Real-world conditions are how you tweak capacity for a more comfortable living environment. Let’s say you live in Texas. Your real-world conditions are a little different from AHRI test conditions. You may use values like 400 cfm per ton, 75° EDB, 63° EWB, 105° OAT. How would this compare to AHRI test conditions?
Let’s say you have a three-ton equipment matchup rated under AHRI test conditions for 36,000 total Btus. Next, adapt the four factors to reflect the Texas numbers above, and you see the equipment rated capacity drops to 31,600 total Btus. At these conditions, the three-ton equipment functions closer to 2.5-ton equipment. The result is a 12% decrease and lower-than-expected Btu per ton values.
Now that you understand the differences in equipment capacity, I hope it puts the term “tons” in a different context. As you can see, equipment cooling Btus lower the space temperature and remove moisture. With the manufacturer tables, you can see how much equipment capacity goes to fulfilling each purpose.

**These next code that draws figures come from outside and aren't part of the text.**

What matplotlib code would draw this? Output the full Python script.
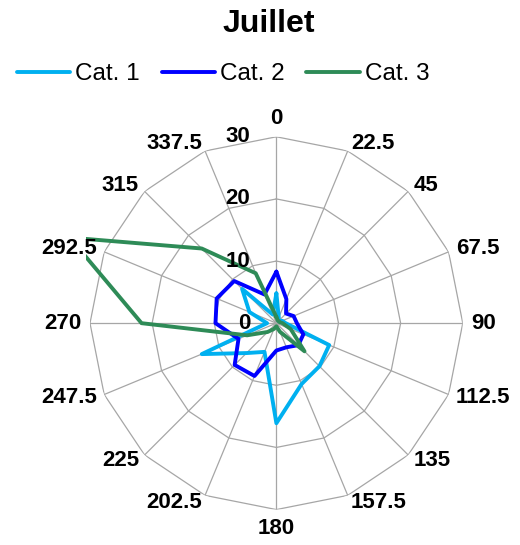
import numpy as np
import matplotlib
matplotlib.use("Agg")
import matplotlib.pyplot as plt
from matplotlib.patches import Rectangle

plt.rcParams['font.family'] = ['Liberation Sans', 'DejaVu Sans']

# -------------------------------
# Data: 16 directions (degrees), three categories
# -------------------------------
directions = [0, 22.5, 45, 67.5, 90, 112.5, 135, 157.5,
              180, 202.5, 225, 247.5, 270, 292.5, 315, 337.5]
direction_labels = ["0", "22.5", "45", "67.5", "90", "112.5", "135", "157.5",
                    "180", "202.5", "225", "247.5", "270", "292.5", "315", "337.5"]

cat1 = [4.8, 1.0, 0.5, 1.0, 1.5, 9.2, 9.8, 10.6,
        16.1, 5.0, 6.8, 13.0, 1.5, 4.7, 7.8, 1.5]
cat2 = [8.3, 4.2, 2.2, 3.0, 3.3, 4.7, 5.0, 4.2,
        4.4, 9.2, 9.5, 6.6, 9.8, 10.4, 9.6, 5.0]
cat3 = [1.0, 0.5, 0.5, 0.5, 1.0, 2.5, 6.4, 1.5,
        0.5, 1.0, 2.0, 5.1, 21.7, 36.0, 17.0, 8.7]

series_names = ["Cat. 1", "Cat. 2", "Cat. 3"]
series_colors = ["#00b0f0", "#0000ff", "#2e8b57"]

radial_ticks = [0, 10, 20, 30]

# -------------------------------
# Figure / polar axes
# -------------------------------
fig = plt.figure(figsize=(5.2, 5.45), dpi=100)
ax = fig.add_axes([0.173, 0.065, 0.717, 0.684], projection='polar')
ax.set_theta_zero_location('N')
ax.set_theta_direction(-1)
ax.set_ylim(0, radial_ticks[-1])
ax.grid(False)
ax.spines['polar'].set_visible(False)
ax.set_xticks([])
ax.set_yticks([])

theta = np.deg2rad(directions)
theta_closed = np.append(theta, theta[0])

# polygon gridlines + spokes
grid_color = '#a6a6a6'
for r in radial_ticks[1:]:
    ax.plot(theta_closed, [r] * len(theta_closed), color=grid_color, lw=0.9, zorder=1)
for t in theta:
    ax.plot([t, t], [0, radial_ticks[-1]], color=grid_color, lw=0.9, zorder=1)

# plot area clip (lines may run past the outer ring)
clip_box = Rectangle((-0.012, -0.012), 1.024, 1.024, transform=ax.transAxes)

for vals, name, col in zip([cat1, cat2, cat3], series_names, series_colors):
    v = np.append(vals, vals[0])
    line, = ax.plot(theta_closed, v, color=col, lw=2.8, label=name,
                    solid_joinstyle='round', solid_capstyle='round', zorder=3)
    line.set_clip_path(clip_box)

# direction labels around the outer ring
for t, lab in zip(theta, direction_labels):
    s, c = np.sin(t), np.cos(t)
    if s > 0.1:
        ha = 'left'
    elif s < -0.1:
        ha = 'right'
    else:
        ha = 'center'
    if c > 0.95:
        va = 'bottom'
    elif c < -0.95:
        va = 'top'
    else:
        va = 'center'
    ax.annotate(lab, xy=(t, radial_ticks[-1]), xytext=(8 * s, 8 * c),
                textcoords='offset pixels', ha=ha, va=va,
                fontsize=16, fontweight='bold', annotation_clip=False)

# radial value labels along the 0 axis
for r in radial_ticks:
    ax.annotate(str(r), xy=(0, r), xytext=(-26, 0), textcoords='offset pixels',
                ha='right', va='center', fontsize=16, fontweight='bold',
                annotation_clip=False, zorder=4)

# title and legend
fig.text(269 / 520, 1 - 24 / 545, "Juillet", ha='center', va='center',
         fontsize=23, fontweight='bold')
fig.legend(loc='center', bbox_to_anchor=(223 / 520, 1 - 74 / 545), ncol=3,
           frameon=False, fontsize=17.5, handlelength=2.2, handletextpad=0.2,
           columnspacing=0.9, borderpad=0)

fig.savefig("out.png", dpi=100)
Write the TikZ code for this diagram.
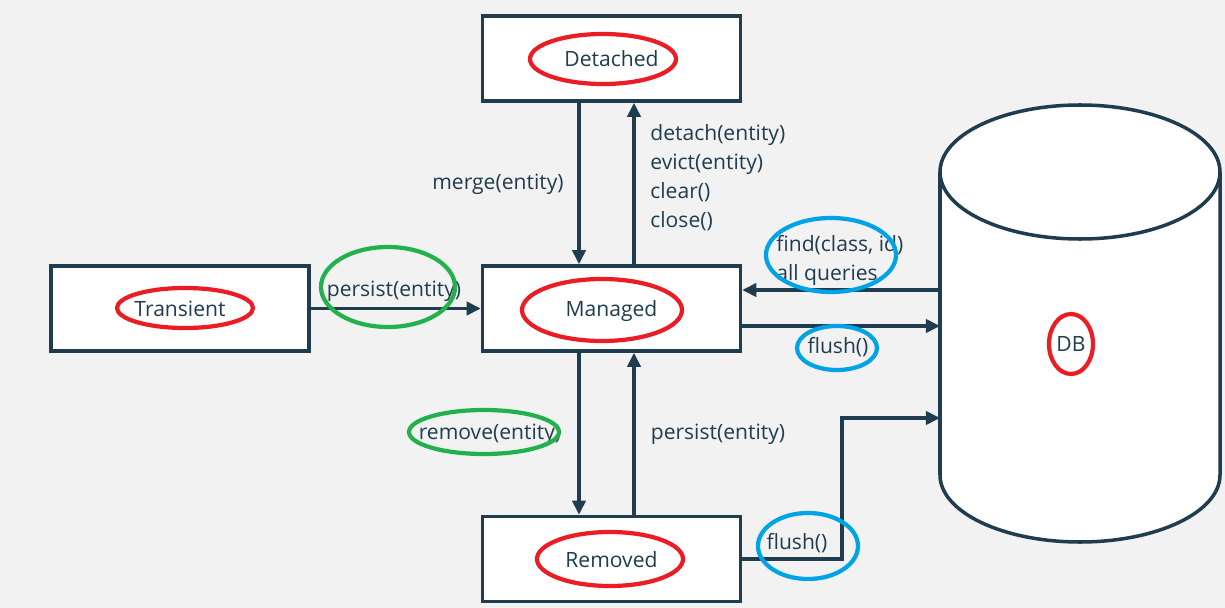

Don’t assume equipment capacity or conditions. Instead, do some digging and find the tables for the equipment you install and service. You can locate many of them on the manufacturer’s websites, equipment specifications, or with a quick Google search. If you run into older equipment, the challenge is finding the information.
As you dig into the tables, you will see a story unfold about how equipment has changed over the years. You’ll also find answers to why a homeowner didn’t experience comfort problems with their old equipment. However, since they upgraded to newer equipment, they now have humidity issues, and their home cools down too fast.
For further information on this subject, I recommend ACCA Manual S, Residential Equipment Selection. It has details about how to select equipment appropriately. If you like this subject, you’ll enjoy the read.